Problembehaftet ist zum ersten die kompositorische Anlage: Viele der von Hölderlin gewählten Bildlichkeiten sind vieldeutig oder scheinen ohne Bezug zum Kontext zu stehen, ähnliches gilt für die syntaktischen Konstruktionen. […] Sorgen die Schwierigkeiten, die der Text dem verstehenden Zugriff bereitet für eine komplexe offene Aussagestruktur, so erweist sich Mnemosyne auf der anderen Seite als ein erfrischend zugänglicher Text. Denn es handelt sich bei diesem großartigen Gedicht um einen der glücklichen Fälle, in denen die Wucht der Bildlichkeiten und des sprachlichen Rhythmus, die Schroffheit der Satzfügung und die enthusiastische Ergriffenheit des Sprechers eine gewissermaßen ‚unmittelbare‘ zunächst rein emotionale Verstehensweise ermöglicht.[67]

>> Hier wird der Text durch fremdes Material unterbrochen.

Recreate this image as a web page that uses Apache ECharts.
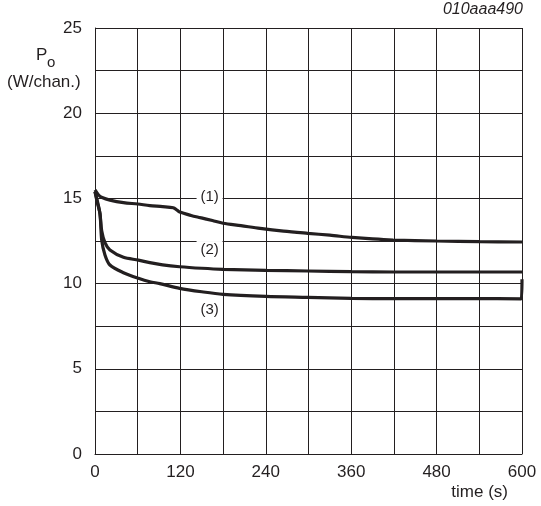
<!DOCTYPE html>
<html>
<head>
<meta charset="utf-8">
<script src="https://cdn.jsdelivr.net/npm/echarts@6/dist/echarts.min.js"></script>
<style>
html,body{margin:0;padding:0;background:#fff;}
#chart{width:541px;height:506px;}
</style>
</head>
<body>
<div id="chart"></div>
<script>
// Data
const curve1 = [[0,15.5],[5,15.2],[10,15.05],[21,14.9],[40,14.75],[60,14.67],[77,14.58],[95,14.52],[110,14.45],[115,14.32],[119,14.2],[135,14.0],[148,13.87],[165,13.7],[180,13.54],[205,13.4],[232,13.24],[265,13.08],[299,12.95],[330,12.84],[361,12.71],[390,12.62],[419,12.56],[480,12.5],[541,12.46],[600,12.44]];
const curve2 = [[0,15.4],[3,14.9],[7,14.1],[9.4,13.1],[14,12.4],[21,11.97],[40,11.54],[61,11.38],[77,11.23],[95,11.1],[119,10.99],[150,10.9],[180,10.84],[240,10.78],[299,10.74],[360,10.7],[420,10.68],[480,10.68],[540,10.68],[600,10.68]];
const curve3 = [[0,15.4],[3,14.8],[7,14.1],[9.4,12.56],[14,11.68],[21,11.09],[40,10.64],[61,10.31],[77,10.11],[91,10.0],[119,9.72],[150,9.52],[180,9.37],[240,9.25],[299,9.19],[360,9.13],[420,9.12],[480,9.12],[540,9.12],[599,9.1],[600,10.25]];
const curveLabels = ['(1)','(2)','(3)'];
const labelCoords = [[161,15.08],[161,11.97],[161,8.45]];
const xTicks = [0,120,240,360,480,600];
const yTicks = [0,5,10,15,20,25];

const chart = echarts.init(document.getElementById('chart'), null, {renderer:'canvas'});
const FONT = 'Liberation Sans, Arial, sans-serif';
const lineColor = '#231f20';
function mkSeries(data, idx){
  return {
    type:'line', data:data, showSymbol:false, smooth:0.3,
    lineStyle:{color:lineColor, width:3.2},
    z:3,
    markPoint:{
      symbol:'rect', symbolSize:[26,18],
      itemStyle:{color:'#fff'},
      label:{show:true, formatter:curveLabels[idx], color:'#231f20', fontSize:15, fontFamily:FONT},
      data:[{coord:labelCoords[idx]}]
    }
  };
}
chart.setOption({
  animation:false,
  backgroundColor:'#fff',
  grid:{left:95, right:19, top:28, bottom:52},
  xAxis:{
    type:'value', min:0, max:600, interval:60,
    axisLine:{show:true, lineStyle:{color:'#231f20', width:1}},
    axisTick:{show:false},
    splitLine:{show:true, lineStyle:{color:'#231f20', width:1}},
    axisLabel:{color:'#231f20', fontSize:17, fontFamily:FONT, margin:10,
      formatter:v => xTicks.indexOf(v) >= 0 ? String(v) : ''}
  },
  yAxis:{
    type:'value', min:0, max:25, interval:2.5,
    axisLine:{show:true, lineStyle:{color:'#231f20', width:1}},
    axisTick:{show:false},
    splitLine:{show:true, lineStyle:{color:'#231f20', width:1}},
    axisLabel:{color:'#231f20', fontSize:17, fontFamily:FONT, margin:13,
      formatter:v => yTicks.indexOf(v) >= 0 ? String(v) : ''}
  },
  graphic:[
    {type:'text', right:18, top:2, style:{text:'010aaa490', font:'italic 16px Liberation Sans, Arial, sans-serif', fill:'#231f20'}},
    {type:'text', x:36, y:47, style:{text:'P', font:'17px Liberation Sans, Arial, sans-serif', fill:'#231f20'}},
    {type:'text', x:47, y:55, style:{text:'o', font:'15px Liberation Sans, Arial, sans-serif', fill:'#231f20'}},
    {type:'text', x:7, y:74, style:{text:'(W/chan.)', font:'17px Liberation Sans, Arial, sans-serif', fill:'#231f20'}},
    {type:'text', right:33, y:484, style:{text:'time (s)', font:'17px Liberation Sans, Arial, sans-serif', fill:'#231f20'}}
  ],
  series:[mkSeries(curve1,0), mkSeries(curve2,1), mkSeries(curve3,2)]
});
</script>
</body>
</html>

Zeigt bereits der Titel an, dass Hölderlin sich hier mit dem antiken Griechenland auseinandersetzt, bleibt die griechische Muse selbst doch zunächst unerwähnt: In der ersten Strophe wird von „Feuer“, „Frücht[en]“, „Schlangen“, dem „Gesetz“ und bösen „Pfade[n]“ gesprochen (vgl. v. 1-9). „Bild folgt auf Bild“[68]. „Der Mnemosyne Stadt“ wird erst in Verszeile 46 (dritte Strophe) aufgerufen. Das Gedicht umfasst drei Strophen mit jeweils siebzehn Zeilen. Der streng triadischen Grundanordnung steht Hölderins Verzicht auf Reime, auf eine metrische Regelung der Zeilenlängen und auf ein durchgehendes rhythmisches Muster gegenüber. Dennoch stechen die syntaktischen Parallelismen hervor, die besonders in der ersten Strophe zu finden sind. Zudem lässt sich gerade in der Eingangszeile Hölderlins häufige Verwendung von Alliterationen ausmachen: „Feuer“, „Frücht“ und „getaucht“, „gekochet“ und „geprüfet […] Gesetz“. Auch die Hügel des Himmels (vgl. v. 5) können hier angeführt werden. Die schon im Kontext von „Die Wanderung“ betonte Konjunktion „aber“ scheint für „Mnemosyne“ rekurrierend auf die Quantität ihrer Verwendung von Bedeutung zu sein. „Aber bös sind“ (v. 8), „[v]ieles aber ist […]“ (v. 13) veranschaulichen diesen Eindruck. Die Konjunktion taucht in der ersten und dritten Strophe jeweils drei Mal auf. Wo in den ersten zwei Strophen vor allem die Aneinanderreihung von symbolträchtigen Bildern das Lesen begleitet, erscheint gerade die dritte Strophe im Kontrast dazu mit ihren Bezügen auf die griechische Mythologie und Topografie erklärungsbedürftig zu sein. Der Wechsel von scheinbar einfach verständlichen Bildern hin zu einer komplexen, Vorwissen beanspruchenden Strophe erinnert an „Die Wanderung“, wo die Zeit- und Ortswechsel dem Leser doch auch einiges an Mitdenken und Vorwissen abverlangen.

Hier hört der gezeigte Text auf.